Following the earthquake in Bohol and the Jolanda Typhoon in Cebu, the Department of Tourism of the Philippine Government has asked the World Bank for technical assistance in determining the multi-hazard vulnerability of built heritage in the two Islands and in the historic centre of Manila.
Professor Dina D’Ayala, of UCL’s Department of Civil, Environmental & Geomatic Engineering, is part of the team lead by Arch. Patrizia Barucco of ARS Progetti (Roma, Italy) which won the World Bank bid and are delivering the project, in collaboration with the Centre for Conservation of Cultural Property and Environment in the Tropics (CCCPET) – University of Santo Tomas, and the University of La Salle.

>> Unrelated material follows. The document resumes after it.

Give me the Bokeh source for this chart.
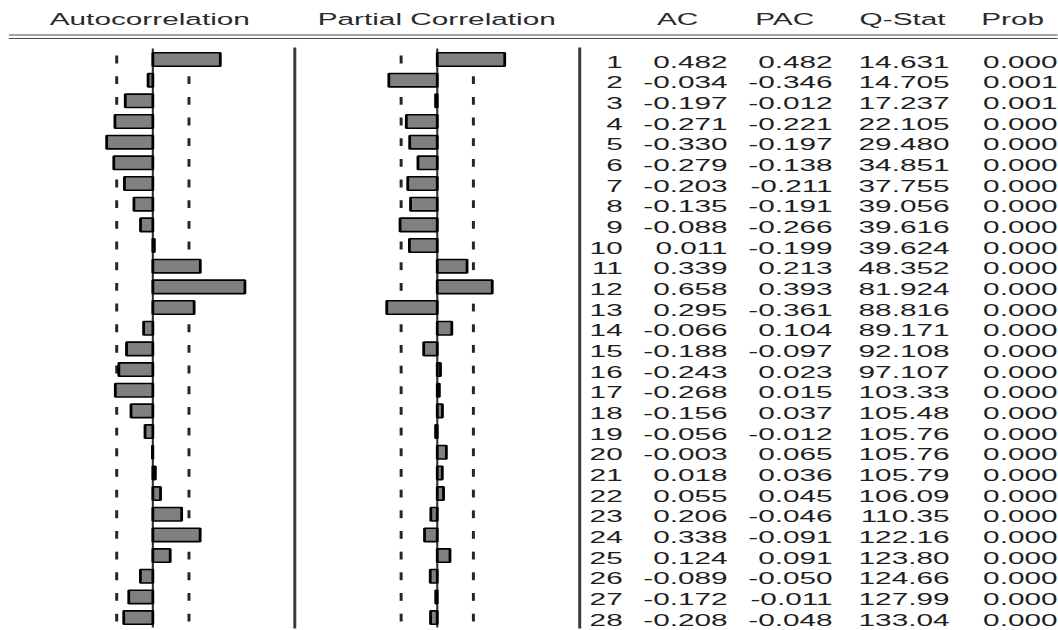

The team spent the past week on site studying the construction details and current damage state of some of the iconic timber and coral stone churches of the Spanish colonial period that were damaged in the Bohol earthquake of 2013. The team also met with Senator Pia Cayetano, Chair of the Culture Committee and Senator Loren Legarda, Chair of the Finance Committee, to discuss the future impact of the project and dissemination and implementation of the results. The project was announced to the Senate.
The project will deliver guidelines for the systematic uptake of multi-hazard vulnerability assessment in projects related to the conservation of Philippines’ building heritage. This second mission of the project was concluded by a two-day workshop on seismic vulnerability assessment.